Over eighty percent of Bulawayo residents are considered to be poor, surviving on less than ZWL$500 per month, the Bulawayo City Council (BCC) has revealed.
This came out during a City Master Plan review meeting where the local authority also revealed that about 20 percent of residents survive on less than ZWL$150 per month.
“This population that we are talking about is poor, the bulk of the population is poor, for example, our study has revealed that about 83 percent of the population is living on a minimum of less than ZW$500 and this figure is for last year,” said Job Jika Ndebele, a consultant, who worked on the city master plan review.
“…about 20 percent of the households in suburbs live below ZW$150 per month, so these are some of the findings which we got”.
Informal employment has become the major source of livelihood in the city, with employment patterns changing drastically over the years.
“Employment patterns have changed markedly over the period of the current masterplan. In the 1930s formal employment was dominant as an employment category. It is now clear that even if Bulawayo experiences economic growth informal employment will remain the major, if not the major type of employment,” said Ndebele.

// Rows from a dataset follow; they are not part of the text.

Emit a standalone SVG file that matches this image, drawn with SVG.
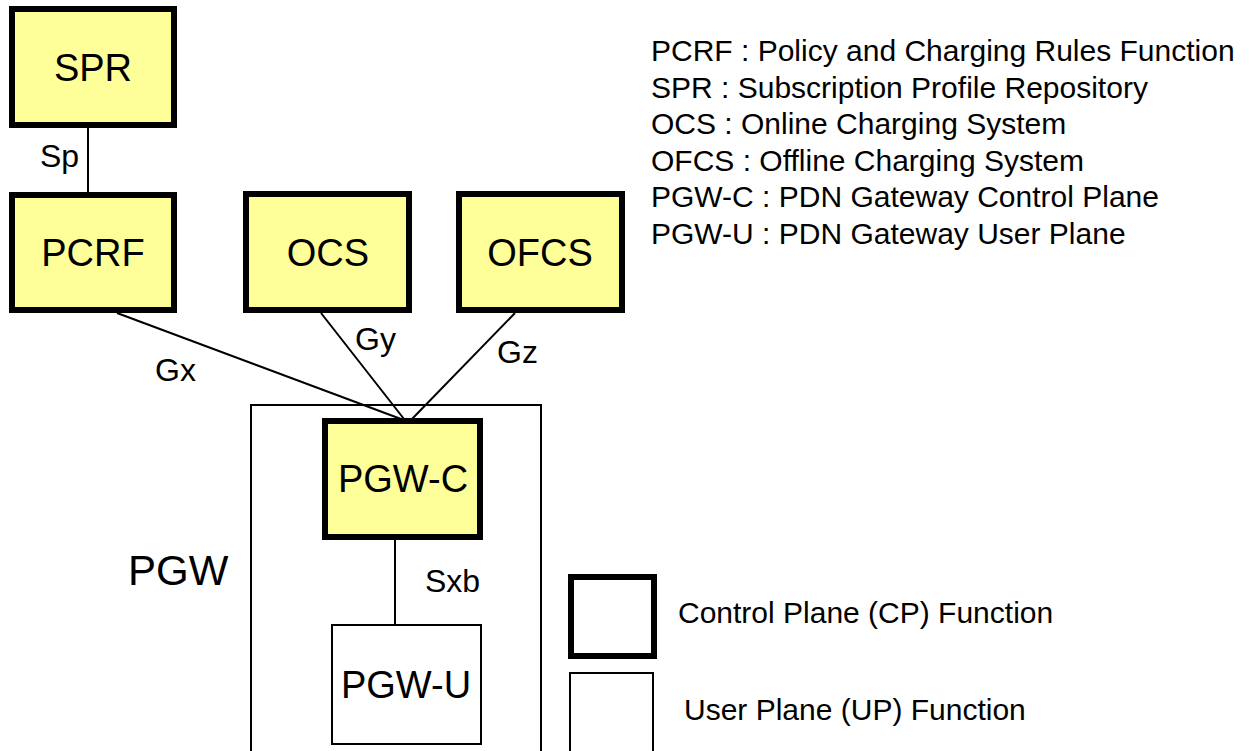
<svg xmlns="http://www.w3.org/2000/svg" width="1252" height="751" viewBox="0 0 1252 751">
<style>
text{font-family:"Liberation Sans",Arial,sans-serif;fill:#000}
.cp{fill:#FFFF99;stroke:#000;stroke-width:6}
.up{fill:#fff;stroke:#000;stroke-width:2}
.nt{font-size:38px;text-anchor:middle}
.el{font-size:32px}
.lg{font-size:30px}
.cn{stroke:#000;stroke-width:2;fill:none}
</style>
<rect width="1252" height="751" fill="#fff"/>
<g id="pgw">
<rect x="251" y="405" width="290" height="360" class="up"/>
<text x="128" y="585" font-size="42">PGW</text>
</g>
<g id="connectors">
<line x1="88" y1="128" x2="88" y2="192" class="cn"/>
<line x1="117" y1="313" x2="401" y2="419" class="cn"/>
<line x1="321" y1="313" x2="404" y2="419" class="cn"/>
<line x1="515" y1="313" x2="412" y2="419" class="cn"/>
<line x1="395" y1="540" x2="395" y2="624" class="cn"/>
<text class="el" x="40" y="167">Sp</text>
<text class="el" x="155" y="381">Gx</text>
<text class="el" x="355" y="350">Gy</text>
<text class="el" x="497" y="363">Gz</text>
<text class="el" x="425" y="592">Sxb</text>
</g>
<g id="spr">
<rect x="12" y="9" width="162" height="116" class="cp"/>
<text class="nt" x="93" y="81">SPR</text>
</g>
<g id="pcrf">
<rect x="12" y="195" width="162" height="115" class="cp"/>
<text class="nt" x="93" y="266">PCRF</text>
</g>
<g id="ocs">
<rect x="246" y="194" width="163" height="116" class="cp"/>
<text class="nt" x="328" y="266">OCS</text>
</g>
<g id="ofcs">
<rect x="459" y="194" width="163" height="116" class="cp"/>
<text class="nt" x="540" y="266">OFCS</text>
</g>
<g id="pgw-c">
<rect x="325" y="421" width="155" height="116" class="cp"/>
<text class="nt" x="403" y="492">PGW-C</text>
</g>
<g id="pgw-u">
<rect x="332" y="625" width="149" height="119" class="up"/>
<text class="nt" x="406" y="698">PGW-U</text>
</g>
<g id="legend">
<text class="lg" x="651" y="61">PCRF : Policy and Charging Rules Function</text>
<text class="lg" x="651" y="98">SPR : Subscription Profile Repository</text>
<text class="lg" x="651" y="134">OCS : Online Charging System</text>
<text class="lg" x="651" y="171">OFCS : Offline Charging System</text>
<text class="lg" x="651" y="207">PGW-C : PDN Gateway Control Plane</text>
<text class="lg" x="651" y="244">PGW-U : PDN Gateway User Plane</text>
<rect x="571" y="577" width="83" height="79" fill="#fff" stroke="#000" stroke-width="6"/>
<text class="lg" x="678" y="623">Control Plane (CP) Function</text>
<rect x="570" y="673" width="83" height="90" class="up"/>
<text class="lg" x="684" y="720">User Plane (UP) Function</text>
</g>
</svg>
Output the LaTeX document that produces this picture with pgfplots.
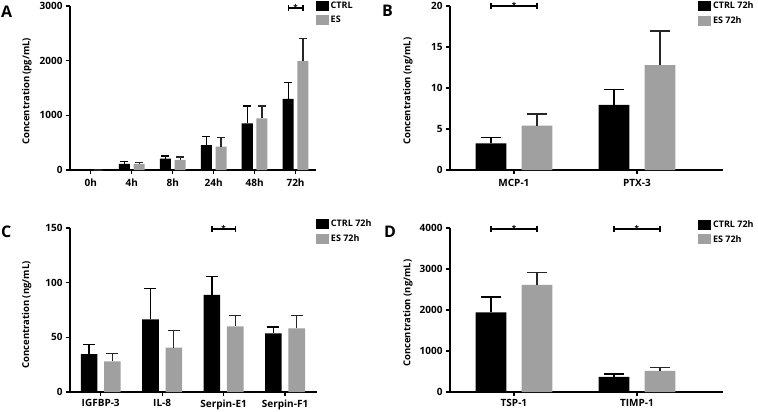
\documentclass[border=0pt]{standalone}
\usepackage{pgfplots}
\pgfplotsset{compat=1.18}
\usepackage{pgfplotstable}
\usepackage{fontspec}
\setmainfont{Open Sans}
\definecolor{esgray}{HTML}{A0A0A0}
\newcommand{\tickfont}{\bfseries\fontsize{10}{11}\selectfont}
\tikzset{sigstar/.style={font=\bfseries\fontsize{8}{8}\selectfont, anchor=base, inner sep=0pt, yshift=-2.2pt}}
\pgfplotsset{
  gp/.style={
    scale only axis,
    axis lines*=left,
    axis line style={line width=1.2pt},
    every tick/.style={line width=1.2pt, black},
    tick align=outside,
    major tick length=4pt,
    ymin=0,
    clip=false,
    ybar,
    tick label style={font=\tickfont},
    xticklabel style={yshift=-1.5pt},
    /pgf/number format/assume math mode=true,
    /pgf/number format/1000 sep={},
    label style={font=\bfseries\fontsize{9.5}{10}\selectfont},
    legend style={draw=none, fill=none, font=\bfseries\fontsize{9}{10}\selectfont,
      legend cell align=left, row sep=2.5pt, inner sep=0pt, anchor=north west,
      nodes={inner sep=2pt}},
    legend image code/.code={\fill[##1] (0pt,-5pt) rectangle (13pt,5pt);},
  },
  ctrl/.style={fill=black, draw=none,
    error bars/y dir=plus, error bars/y explicit,
    error bars/error mark=-,
    error bars/error bar style={line width=1.2pt, draw=black},
    error bars/error mark options={rotate=90, line width=1.2pt, mark size=#1, draw=black}},
  es/.style={fill=esgray, draw=none,
    error bars/y dir=plus, error bars/y explicit,
    error bars/error mark=-,
    error bars/error bar style={line width=1.2pt, draw=black!85},
    error bars/error mark options={rotate=90, line width=1.2pt, mark size=#1, draw=black!85}},
}
\pgfplotstableread{
x ctrl ctrlerr es eserr
0 0 0 0 0
1 110 42 110 24
2 207 49 183 55
3 457 153 427 171
4 854 317 945 226
5 1299 305 1994 415
}\dataA
\pgfplotstableread{
x ctrl ctrlerr es eserr
0 3.25 0.73 5.4 1.43
1 7.93 1.91 12.8 4.15
}\dataB
\pgfplotstableread{
x ctrl ctrlerr es eserr
0 34.6 8.9 27.9 7.3
1 66.4 28.5 40.7 15.3
2 88.8 17.1 60.0 10.1
3 53.6 5.8 58.2 11.6
}\dataC
\pgfplotstableread{
x ctrl ctrlerr es eserr
0 1943 375 2612 294
1 367 74 514 82
}\dataD
\begin{document}
\begin{tikzpicture}[x=1pt,y=1pt]
\useasboundingbox (0,0) rectangle (758,-412);
% Panel A
\begin{axis}[gp, at={(70pt,-170pt)}, anchor=south west,
  width=246pt, height=164pt, xmin=-0.51, xmax=5.5, ymax=3000,
  xtick={0,...,5}, xticklabels={0h,4h,8h,24h,48h,72h},
  ytick={0,1000,2000,3000}, bar width=0.27,
  ylabel={Concentration (pg/mL)},
  ylabel style={at={(axis description cs:-0.175,0.48)}, anchor=center},
  legend style={at={(axis description cs:0.998,1.04)}}]
\addplot[ctrl=4pt, bar shift=-0.18] table[x=x, y=ctrl, y error=ctrlerr]{\dataA};
\addplot[es=4pt, bar shift=0.18] table[x=x, y=es, y error=eserr]{\dataA};
\legend{CTRL,ES}
\draw[line width=1.2pt] (axis cs:4.82,2963) -- (axis cs:5.18,2963)
  (axis cs:4.82,2910) -- (axis cs:4.82,3016) (axis cs:5.18,2910) -- (axis cs:5.18,3016);
\node[sigstar] at (axis cs:5,2963) {*};
\end{axis}
% Panel B
\begin{axis}[gp, at={(450pt,-170pt)}, anchor=south west,
  width=273pt, height=164pt, xmin=-0.52, xmax=1.7, ymax=20,
  xtick={0,1}, xticklabels={MCP-1,PTX-3},
  ytick={0,5,10,15,20}, bar width=0.25,
  ylabel={Concentration (ng/mL)},
  ylabel style={at={(axis description cs:-0.154,0.48)}, anchor=center},
  legend style={at={(axis description cs:0.908,1.04)}}]
\addplot[ctrl=10pt, bar shift=-0.187] table[x=x, y=ctrl, y error=ctrlerr]{\dataB};
\addplot[es=10pt, bar shift=0.187] table[x=x, y=es, y error=eserr]{\dataB};
\legend{CTRL 72h,ES 72h}
\draw[line width=1.2pt] (axis cs:-0.187,20) -- (axis cs:0.187,20)
  (axis cs:-0.187,19.65) -- (axis cs:-0.187,20.35) (axis cs:0.187,19.65) -- (axis cs:0.187,20.35);
\node[sigstar] at (axis cs:0,20) {*};
\end{axis}
% Panel C
\begin{axis}[gp, at={(70pt,-392pt)}, anchor=south west,
  width=247pt, height=164pt, xmin=-0.5, xmax=3.52, ymax=150,
  xtick={0,...,3}, xticklabels={IGFBP-3,IL-8,Serpin-E1,Serpin-F1},
  xticklabel style={yshift=1.5pt},
  ytick={0,50,100,150}, bar width=0.27,
  ylabel={Concentration (ng/mL)},
  ylabel style={at={(axis description cs:-0.175,0.47)}, anchor=center},
  legend style={at={(axis description cs:0.995,1.065)}}]
\addplot[ctrl=6pt, bar shift=-0.19] table[x=x, y=ctrl, y error=ctrlerr]{\dataC};
\addplot[es=6pt, bar shift=0.19] table[x=x, y=es, y error=eserr]{\dataC};
\legend{CTRL 72h,ES 72h}
\draw[line width=1.2pt] (axis cs:1.81,149) -- (axis cs:2.19,149)
  (axis cs:1.81,146.4) -- (axis cs:1.81,151.6) (axis cs:2.19,146.4) -- (axis cs:2.19,151.6);
\node[sigstar] at (axis cs:2,149) {*};
\end{axis}
% Panel D
\begin{axis}[gp, at={(450pt,-392pt)}, anchor=south west,
  width=273pt, height=164pt, xmin=-0.52, xmax=1.7, ymax=4000,
  xtick={0,1}, xticklabels={TSP-1,TIMP-1},
  xticklabel style={yshift=1.5pt},
  ytick={0,1000,2000,3000,4000}, bar width=0.25,
  ylabel={Concentration (ng/mL)},
  ylabel style={at={(axis description cs:-0.154,0.48)}, anchor=center},
  legend style={at={(axis description cs:0.908,1.06)}}]
\addplot[ctrl=10pt, bar shift=-0.187] table[x=x, y=ctrl, y error=ctrlerr]{\dataD};
\addplot[es=10pt, bar shift=0.187] table[x=x, y=es, y error=eserr]{\dataD};
\legend{CTRL 72h,ES 72h}
\draw[line width=1.2pt] (axis cs:-0.187,3976) -- (axis cs:0.187,3976)
  (axis cs:-0.187,3906) -- (axis cs:-0.187,4046) (axis cs:0.187,3906) -- (axis cs:0.187,4046)
  (axis cs:0.813,3976) -- (axis cs:1.187,3976)
  (axis cs:0.813,3906) -- (axis cs:0.813,4046) (axis cs:1.187,3906) -- (axis cs:1.187,4046);
\node[sigstar] at (axis cs:0,3976) {*};
\node[sigstar] at (axis cs:1,3976) {*};
\end{axis}
% Panel letters
\node[font=\bfseries\fontsize{16}{16}\selectfont, anchor=base west, inner sep=0pt] at (1,-18) {A};
\node[font=\bfseries\fontsize{16}{16}\selectfont, anchor=base west, inner sep=0pt] at (382,-17) {B};
\node[font=\bfseries\fontsize{16}{16}\selectfont, anchor=base west, inner sep=0pt] at (1,-237) {C};
\node[font=\bfseries\fontsize{16}{16}\selectfont, anchor=base west, inner sep=0pt] at (384,-237) {D};
\end{tikzpicture}
\end{document}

On the population figures, the local authority once again disputed official government statistics which put the population in the city at just over half a million.
According to the 2012 census figures compiled by ZimStat, population figures in the country`s second largest city stood at 653 337.
However, the local authority has always disputed those figures insisting that the population stood around 1.2 million people.
“In terms of population numbers, ZimStat in 2012 was saying the population is around 600 000, City Council was saying it is about a million, town planners, the master planner was saying by 2015 the population will be 1. 5 million,” said Ndebele.
“In terms of the population growth, there is some agreement in the numbers, the master planner is saying the population should grow in the next 15years by 387 (000) to 390 000 people to reach between 1.2 and 1.5 million.”
Ndebele added that deindustrialisation was a major challenged in the city and there was a need to come up with new ways of unlocking new investments.